Records with drawing code
# # # #
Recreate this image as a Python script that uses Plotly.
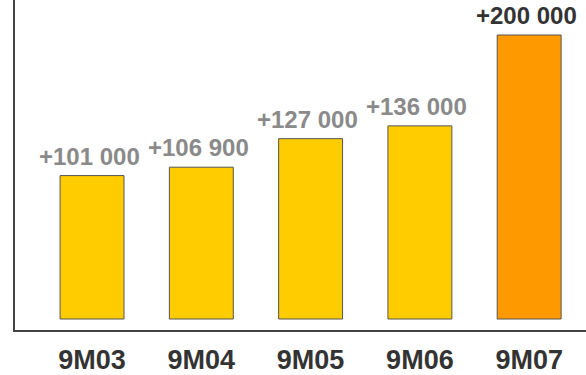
import plotly.graph_objects as go

# Nine-month cumulative growth by year
periods = ["9M03", "9M04", "9M05", "9M06", "9M07"]
growth = [101000, 106900, 127000, 136000, 200000]
value_labels = ["+101 000", "+106 900", "+127 000", "+136 000", "+200 000"]

bar_colors = ["#FFCC00", "#FFCC00", "#FFCC00", "#FFCC00", "#FF9900"]
label_colors = ["#8a8a8a", "#8a8a8a", "#8a8a8a", "#8a8a8a", "#333333"]

fig = go.Figure()
fig.add_trace(go.Bar(
    x=list(range(len(periods))),
    y=growth,
    width=0.585,
    marker=dict(color=bar_colors, line=dict(color="#555555", width=1)),
    hoverinfo="skip",
))

for i, (v, txt, col) in enumerate(zip(growth, value_labels, label_colors)):
    fig.add_annotation(
        x=i, y=v, text=f"<b>{txt}</b>", showarrow=False,
        xanchor="center", yanchor="bottom", yshift=4, xshift=-3,
        font=dict(family="Liberation Sans, Arial, sans-serif", size=24, color=col),
    )

fig.update_layout(
    width=586, height=375,
    margin=dict(l=15, r=0, t=0, b=45),
    paper_bgcolor="white", plot_bgcolor="white",
    showlegend=False,
    xaxis=dict(
        range=[-0.705, 4.52],
        tickmode="array",
        tickvals=list(range(len(periods))),
        ticktext=[f"<b>{p}</b>" for p in periods],
        tickfont=dict(family="Liberation Sans, Arial, sans-serif", size=27, color="#333333"),
        showgrid=False, zeroline=False, automargin=False,
        showline=True, linecolor="#444444", linewidth=1.5,
        ticks="", ticklabelstandoff=5,
    ),
    yaxis=dict(
        range=[-7750, 224650],
        showgrid=False, zeroline=False, automargin=False,
        showticklabels=False, ticks="",
        showline=True, linecolor="#444444", linewidth=1.5,
    ),
)

fig.write_html("out.html")
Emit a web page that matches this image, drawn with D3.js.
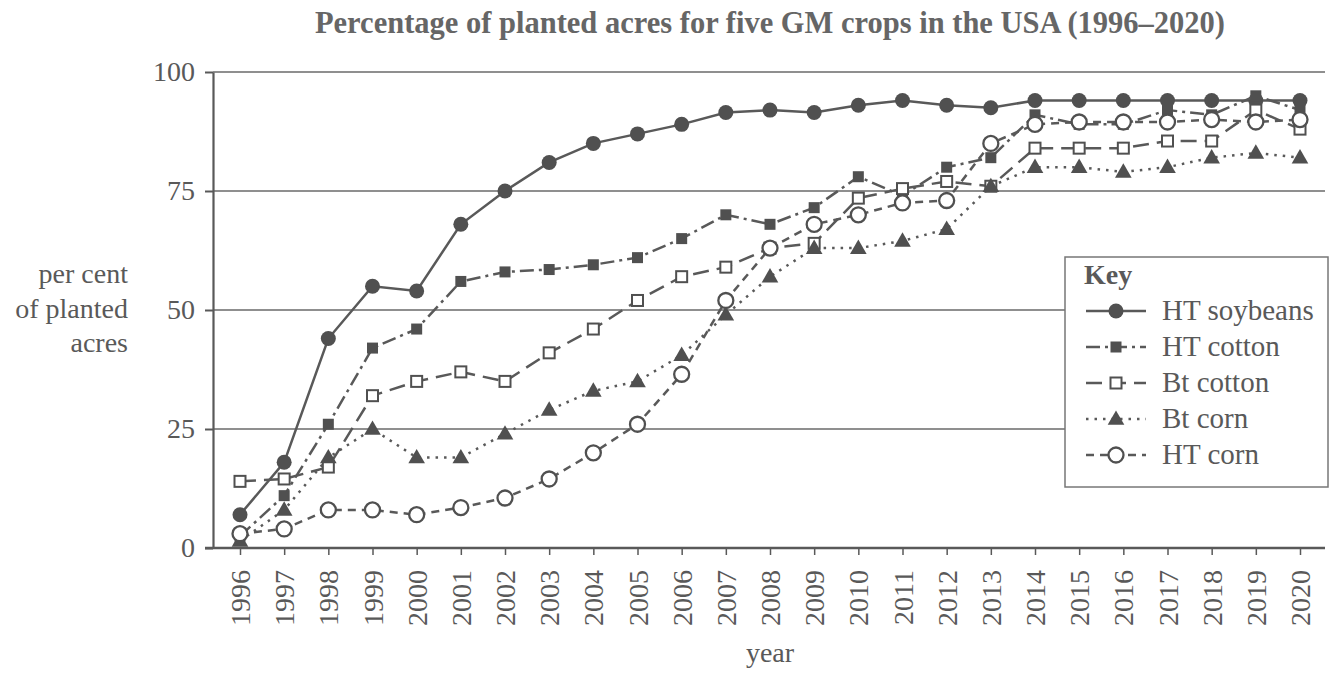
<!DOCTYPE html>
<html>
<head>
<meta charset="utf-8">
<script src="https://cdn.jsdelivr.net/npm/d3@7"></script>
<style>
  html, body { margin: 0; padding: 0; background: #fff; }
  svg { display: block; }
  text { font-family: "Liberation Serif", "Times New Roman", serif !important; fill: #595959; }
</style>
</head>
<body>
<svg id="chart" width="1330" height="678"></svg>
<script>
const years = [1996,1997,1998,1999,2000,2001,2002,2003,2004,2005,2006,2007,2008,2009,2010,2011,2012,2013,2014,2015,2016,2017,2018,2019,2020];
const htSoybeans = [7,18,44,55,54,68,75,81,85,87,89,91.5,92,91.5,93,94,93,92.5,94,94,94,94,94,94,94];
const htCotton   = [2.5,11,26,42,46,56,58,58.5,59.5,61,65,70,68,71.5,78,74,80,82,91,89,89,92,91,95,92];
const btCotton   = [14,14.5,17,32,35,37,35,41,46,52,57,59,63,64,73.5,75.5,77,76,84,84,84,85.5,85.5,92,88];
const btCorn     = [1.5,8,19,25,19,19,24,29,33,35,40.5,49,57,63,63,64.5,67,76,80,80,79,80,82,83,82];
const htCorn     = [3,4,8,8,7,8.5,10.5,14.5,20,26,36.5,52,63,68,70,72.5,73,85,89,89.5,89.5,89.5,90,89.5,90];
const yTicks = [0,25,50,75,100];
const seriesNames = ["HT soybeans","HT cotton","Bt cotton","Bt corn","HT corn"];

const series = [
  {name: seriesNames[0], values: htSoybeans, dash: null,           marker: "circleFilled"},
  {name: seriesNames[1], values: htCotton,   dash: "14,5,3,5",     marker: "squareFilled"},
  {name: seriesNames[2], values: btCotton,   dash: "16,8",         marker: "squareOpen"},
  {name: seriesNames[3], values: btCorn,     dash: "2.5,6",        marker: "triangle"},
  {name: seriesNames[4], values: htCorn,     dash: "8,6",          marker: "circleOpen"}
];

const svg = d3.select("#chart");
const plotLeft = 213, plotRight = 1325, plotTop = 72, plotBottom = 548;
const lineColor = "#595959", markColor = "#505050", gridColor = "#6a6a6a";
const serif = '"Liberation Serif", "Times New Roman", serif';

const x = d3.scalePoint().domain(years).range([240, 1300]);
const y = d3.scaleLinear().domain([0, 100]).range([plotBottom, plotTop]);

// Title
svg.append("text").attr("x", 770).attr("y", 33).attr("text-anchor", "middle")
  .style("font-size", "30.5px").style("font-weight", "bold").style("fill", "#666")
  .text("Percentage of planted acres for five GM crops in the USA (1996–2020)");

// Gridlines
svg.append("g").selectAll("line").data(yTicks.filter(d => d > 0)).join("line")
  .attr("x1", plotLeft).attr("x2", plotRight)
  .attr("y1", d => y(d)).attr("y2", d => y(d))
  .attr("stroke", gridColor).attr("stroke-width", 1.6);

// Y axis
const yAxis = d3.axisLeft(y).tickValues(yTicks).tickSize(8).tickPadding(10).tickSizeOuter(0);
const gy = svg.append("g").attr("transform", `translate(${plotLeft},0)`).call(yAxis)
  .attr("font-family", null).attr("font-size", null);
gy.select(".domain").attr("stroke", lineColor).attr("stroke-width", 2.2);
gy.selectAll(".tick line").attr("stroke", lineColor).attr("stroke-width", 2);
gy.selectAll(".tick text").style("font-size", "28px").style("font-family", serif).attr("fill", "#595959").attr("dy", "0.32em");

// X axis
const xAxis = d3.axisBottom(x).tickSize(7).tickSizeOuter(0).tickPadding(8);
const gx = svg.append("g").attr("transform", `translate(0,${plotBottom})`).call(xAxis)
  .attr("font-family", null).attr("font-size", null);
gx.select(".domain").remove();
gx.append("line").attr("x1", plotLeft - 8).attr("x2", plotRight).attr("y1", 0).attr("y2", 0)
  .attr("stroke", lineColor).attr("stroke-width", 2.5);
gx.selectAll(".tick line").attr("stroke", lineColor).attr("stroke-width", 1.5);
gx.selectAll(".tick text").style("font-size", "28px").style("font-family", serif).attr("fill", "#595959")
  .attr("text-anchor", "end").attr("transform", "rotate(-90)")
  .attr("x", -22).attr("y", 0).attr("dy", "0.34em");

// Axis titles
const yl = svg.append("text").attr("text-anchor", "end").style("font-size", "28px");
[["per cent", 283], ["of planted", 318], ["acres", 352]].forEach(([t, yy]) => {
  yl.append("tspan").attr("x", 128).attr("y", yy).text(t);
});
svg.append("text").attr("x", 770).attr("y", 662).attr("text-anchor", "middle").style("font-size", "28px").text("year");

// Marker drawing
function drawMarker(g, type, cx, cy) {
  if (type === "circleFilled") {
    g.append("circle").attr("cx", cx).attr("cy", cy).attr("r", 7.5).attr("fill", markColor);
  } else if (type === "squareFilled") {
    g.append("rect").attr("x", cx - 5.5).attr("y", cy - 5.5).attr("width", 11).attr("height", 11).attr("fill", markColor);
  } else if (type === "squareOpen") {
    g.append("rect").attr("x", cx - 5.5).attr("y", cy - 5.5).attr("width", 11).attr("height", 11)
      .attr("fill", "#fff").attr("stroke", markColor).attr("stroke-width", 2);
  } else if (type === "triangle") {
    g.append("path").attr("d", d3.symbol().type(d3.symbolTriangle).size(120)())
      .attr("transform", `translate(${cx},${cy + 1})`).attr("fill", markColor);
  } else if (type === "circleOpen") {
    g.append("circle").attr("cx", cx).attr("cy", cy).attr("r", 7.5).attr("fill", "#fff")
      .attr("stroke", markColor).attr("stroke-width", 2.3);
  }
}

// Series
const line = d3.line().x((d, i) => x(years[i])).y(d => y(d));
series.forEach(s => {
  const g = svg.append("g");
  g.append("path").attr("d", line(s.values)).attr("fill", "none")
    .attr("stroke", lineColor).attr("stroke-width", 2.5)
    .attr("stroke-dasharray", s.dash);
  s.values.forEach((v, i) => drawMarker(g, s.marker, x(years[i]), y(v)));
});

// Legend
const lg = svg.append("g");
lg.append("rect").attr("x", 1065).attr("y", 257).attr("width", 263).attr("height", 230)
  .attr("fill", "#fff").attr("stroke", "#777").attr("stroke-width", 1.5);
lg.append("text").attr("x", 1084).attr("y", 284).style("font-size", "28px").style("font-weight", "bold").text("Key");
series.forEach((s, i) => {
  const ly = 311 + i * 36;
  lg.append("line").attr("x1", 1086).attr("x2", 1146).attr("y1", ly).attr("y2", ly)
    .attr("stroke", lineColor).attr("stroke-width", 2.5).attr("stroke-dasharray", s.dash);
  drawMarker(lg, s.marker, 1116, ly);
  lg.append("text").attr("x", 1162).attr("y", ly + 9).style("font-size", "29px").text(s.name);
});
</script>
</body>
</html>
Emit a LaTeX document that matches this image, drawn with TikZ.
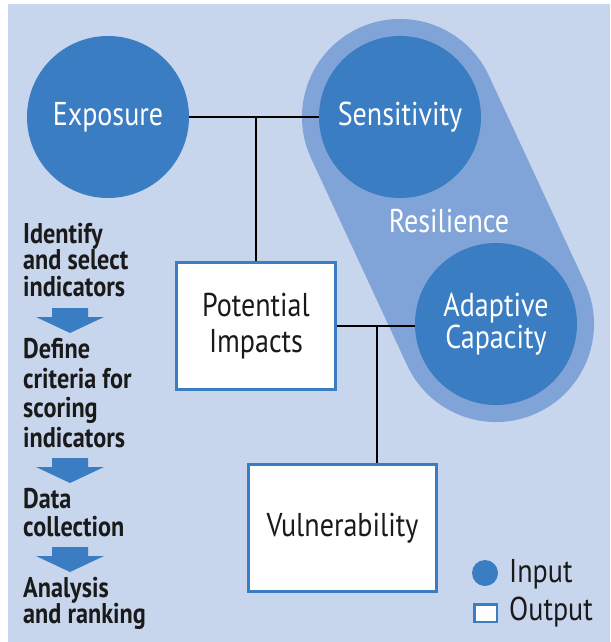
\documentclass[tikz,border=0pt]{standalone}
\usepackage{fontspec}
\setmainfont{PT Sans}[FakeStretch=0.85]
\definecolor{bgblue}{HTML}{C7D6EC}
\definecolor{circblue}{HTML}{3A7DC3}
\definecolor{pillblue}{HTML}{80A4D7}
\definecolor{ink}{HTML}{1A1A1A}
\tikzset{
  inp/.style={circle, fill=circblue, minimum size=162pt, inner sep=0pt, text=white,
    align=center, font=\fontsize{33}{32}\selectfont},
  outb/.style={rectangle, draw=circblue, line width=2.8pt, fill=white, inner sep=0pt,
    text=ink, align=center, font=\fontsize{33}{36}\selectfont},
  conn/.style={draw=black, line width=2.2pt},
  steptext/.style={anchor=base west, inner sep=0pt, text=ink, font=\fontsize{28.5}{28}\selectfont\bfseries},
  legtext/.style={anchor=west, inner sep=0pt, text=ink, font=\fontsize{33}{33}\selectfont},
  dnarrow/.pic={\fill[circblue] (-18,-9) -- (18,-9) -- (18,0) -- (34,0) -- (0,16) -- (-34,0) -- (-18,0) -- cycle;}
}
\begin{document}
\begin{tikzpicture}[x=1pt,y=-1pt]
\useasboundingbox (0,0) rectangle (610,642);
\fill[white] (0,0) rectangle (610,642);
\fill[bgblue] (8,4) rectangle (610,642);

\coordinate (sc) at (400,117);
\coordinate (ac) at (496,324);
\draw[pillblue, line width=196pt, line cap=round] (sc) -- (ac);

\node[inp] (expo) at (108,117) {Exposure};
\node[inp] (sens) at (sc) {Sensitivity};
\node[inp] (adapt) at (ac) {Adaptive\\Capacity};
\node[text=white, inner sep=0pt, font=\fontsize{33}{32}\selectfont] (res) at (449,221) {Resilience};

\node[outb, minimum width=159pt, minimum height=127pt] (pot) at (256,326) {Potential\\Impacts};
\node[outb, minimum width=188pt, minimum height=127pt] (vul) at (342.5,528) {Vulnerability};

\draw[conn] (expo.east) -- (sens.west);
\draw[conn] (pot.north) -- (pot.north |- expo.east);
\draw[conn] (pot.east) -- (pot.east -| adapt.west);
\coordinate (j2) at (377,0);
\draw[conn] (pot.east -| j2) -- (vul.north -| j2);

\node[steptext] (l1) at (23,243) {Identify};
\node[steptext] (l2) at (23,269) {and select};
\node[steptext] (l3) at (23,296) {indicators};
\node[steptext] (l4) at (23,358) {Define};
\node[steptext] (l5) at (23,388) {criteria for};
\node[steptext] (l6) at (23,417) {scoring};
\node[steptext] (l7) at (23,447) {indicators};
\node[steptext] (l8) at (23,508) {Data};
\node[steptext] (l9) at (23,536) {collection};
\node[steptext] (l10) at (23,597) {Analysis};
\node[steptext] (l11) at (23,623) {and ranking};

\pic at (70,317) {dnarrow};
\pic at (70,467) {dnarrow};
\pic at (70,556) {dnarrow};

\node[circle, fill=circblue, minimum size=26pt, inner sep=0pt] (lin) at (485,573) {};
\node[legtext] (tin) at (509,574) {Input};
\node[rectangle, draw=circblue, fill=white, line width=2.5pt, minimum width=22.5pt, minimum height=17.5pt, inner sep=0pt] (lout) at (485.5,613) {};
\node[legtext] (tout) at (509,612) {Output};
\end{tikzpicture}
\end{document}
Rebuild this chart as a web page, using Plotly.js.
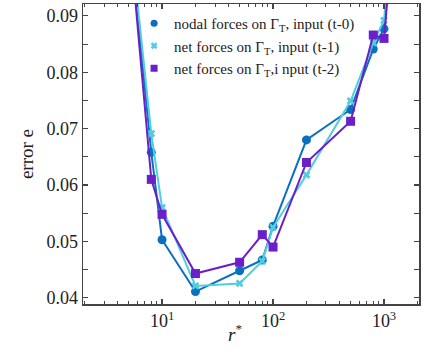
# # # #
Written instruction
Within the listing above, find every line containing the string "Emit" and return it.

Completed exercise
Emit a web page that matches this image, drawn with D3.js.
Emit a LaTeX document that matches this image, drawn with TikZ.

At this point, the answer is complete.